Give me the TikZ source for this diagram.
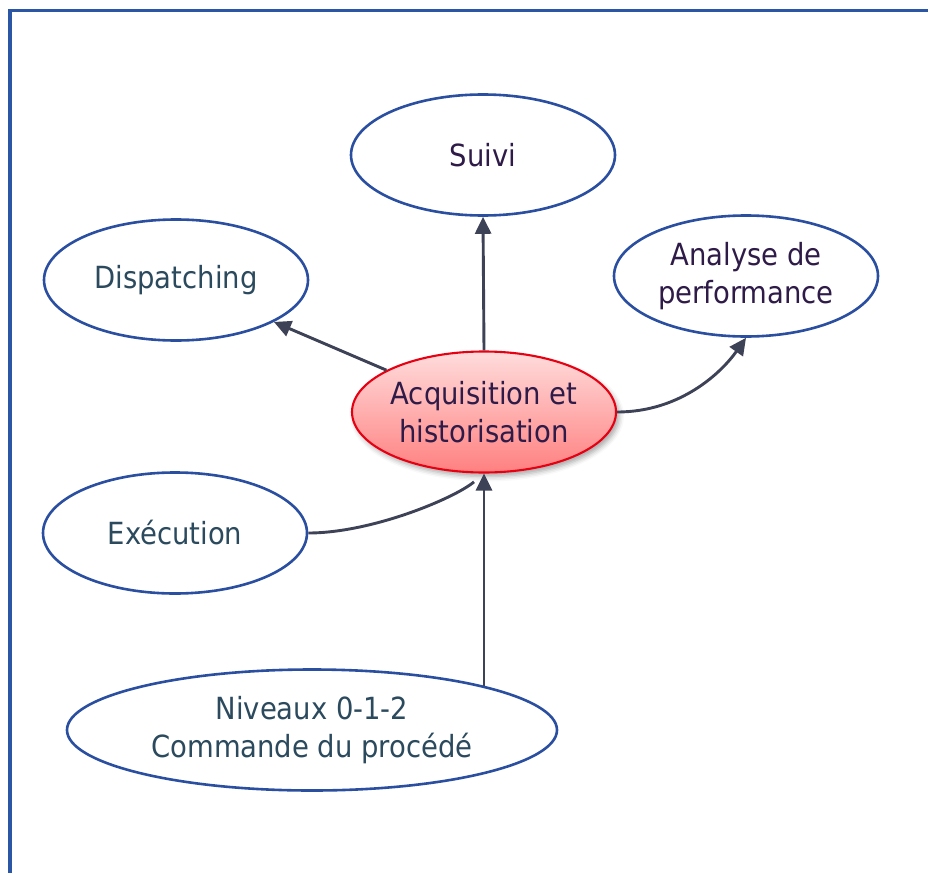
\documentclass[tikz,border=0pt]{standalone}
\usepackage{fontspec}
\setmainfont{DejaVu Sans Condensed}
\usetikzlibrary{shapes.geometric,arrows.meta,shadows.blur}
\definecolor{framec}{HTML}{2B56A5}
\definecolor{edgec}{HTML}{2B4FA0}
\definecolor{arrc}{HTML}{3E4256}
\definecolor{txtp}{HTML}{2E1B48}
\definecolor{txts}{HTML}{2B4A5E}
\definecolor{redtop}{HTML}{FFDCDC}
\definecolor{redbot}{HTML}{FF8080}
\definecolor{redline}{HTML}{E60012}
\begin{document}
\begin{tikzpicture}[x=1pt,y=-1pt,
  bubble/.style={ellipse, draw=edgec, line width=2.6pt, fill=white,
    minimum width=264pt, minimum height=121pt, inner sep=0pt,
    align=center, font=\fontsize{30.5}{37.5}\selectfont},
  purpletext/.style={text=txtp},
  slatetext/.style={text=txts},
  hub/.style={bubble, draw=redline, line width=2.1pt,
    top color=redtop, bottom color=redbot,
    blur shadow={shadow xshift=3pt, shadow yshift=-4pt,
      shadow blur radius=5pt, shadow opacity=35}},
  conn/.style={draw=arrc, line width=2.9pt,
    -{Triangle[length=17pt,width=16pt]}},
  plainconn/.style={draw=arrc, line width=2.9pt}]
\useasboundingbox (0,0) rectangle (928,872);

% outer frame (only the top and left sides fall inside the page)
\draw[framec, line width=3.2pt, line join=miter] (10,880) -- (10,10.7) -- (935,10.7);

% nodes
\node[hub, purpletext] (acq) at (484,412) {Acquisition et\\historisation};
\node[bubble, purpletext] (suivi) at (483,155) {Suivi};
\node[bubble, slatetext] (disp) at (176,280) {Dispatching};
\node[bubble, purpletext] (ana) at (746,276) {Analyse de\\performance};
\node[bubble, slatetext] (exe) at (175,533) {Exécution};
\node[bubble, slatetext, minimum width=490pt] (niv) at (312,730)
  {Niveaux 0-1-2\\Commande du procédé};

% connectors
\draw[conn] (acq.north) -- (suivi.south);
\draw[conn] (acq) -- (disp);
\draw[conn] (acq.east) .. controls +(64,0) and +(-24,34) .. (ana.south);
\draw[plainconn, shorten >=13pt] (exe.east) .. controls +(63,0) and +(-30,25) .. (acq.south);
\draw[conn] (niv.14 -| acq.south) -- (acq.south);
\end{tikzpicture}
\end{document}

=== Exercise instructions ===
Repeat the data exactly in full, omitting its pictures.

=== Right answer ===
Give me the TikZ source for this diagram.
\documentclass[tikz,border=0pt]{standalone}
\usepackage{fontspec}
\setmainfont{DejaVu Sans Condensed}
\usetikzlibrary{shapes.geometric,arrows.meta,shadows.blur}
\definecolor{framec}{HTML}{2B56A5}
\definecolor{edgec}{HTML}{2B4FA0}
\definecolor{arrc}{HTML}{3E4256}
\definecolor{txtp}{HTML}{2E1B48}
\definecolor{txts}{HTML}{2B4A5E}
\definecolor{redtop}{HTML}{FFDCDC}
\definecolor{redbot}{HTML}{FF8080}
\definecolor{redline}{HTML}{E60012}
\begin{document}
\begin{tikzpicture}[x=1pt,y=-1pt,
  bubble/.style={ellipse, draw=edgec, line width=2.6pt, fill=white,
    minimum width=264pt, minimum height=121pt, inner sep=0pt,
    align=center, font=\fontsize{30.5}{37.5}\selectfont},
  purpletext/.style={text=txtp},
  slatetext/.style={text=txts},
  hub/.style={bubble, draw=redline, line width=2.1pt,
    top color=redtop, bottom color=redbot,
    blur shadow={shadow xshift=3pt, shadow yshift=-4pt,
      shadow blur radius=5pt, shadow opacity=35}},
  conn/.style={draw=arrc, line width=2.9pt,
    -{Triangle[length=17pt,width=16pt]}},
  plainconn/.style={draw=arrc, line width=2.9pt}]
\useasboundingbox (0,0) rectangle (928,872);

% outer frame (only the top and left sides fall inside the page)
\draw[framec, line width=3.2pt, line join=miter] (10,880) -- (10,10.7) -- (935,10.7);

% nodes
\node[hub, purpletext] (acq) at (484,412) {Acquisition et\\historisation};
\node[bubble, purpletext] (suivi) at (483,155) {Suivi};
\node[bubble, slatetext] (disp) at (176,280) {Dispatching};
\node[bubble, purpletext] (ana) at (746,276) {Analyse de\\performance};
\node[bubble, slatetext] (exe) at (175,533) {Exécution};
\node[bubble, slatetext, minimum width=490pt] (niv) at (312,730)
  {Niveaux 0-1-2\\Commande du procédé};

% connectors
\draw[conn] (acq.north) -- (suivi.south);
\draw[conn] (acq) -- (disp);
\draw[conn] (acq.east) .. controls +(64,0) and +(-24,34) .. (ana.south);
\draw[plainconn, shorten >=13pt] (exe.east) .. controls +(63,0) and +(-30,25) .. (acq.south);
\draw[conn] (niv.14 -| acq.south) -- (acq.south);
\end{tikzpicture}
\end{document}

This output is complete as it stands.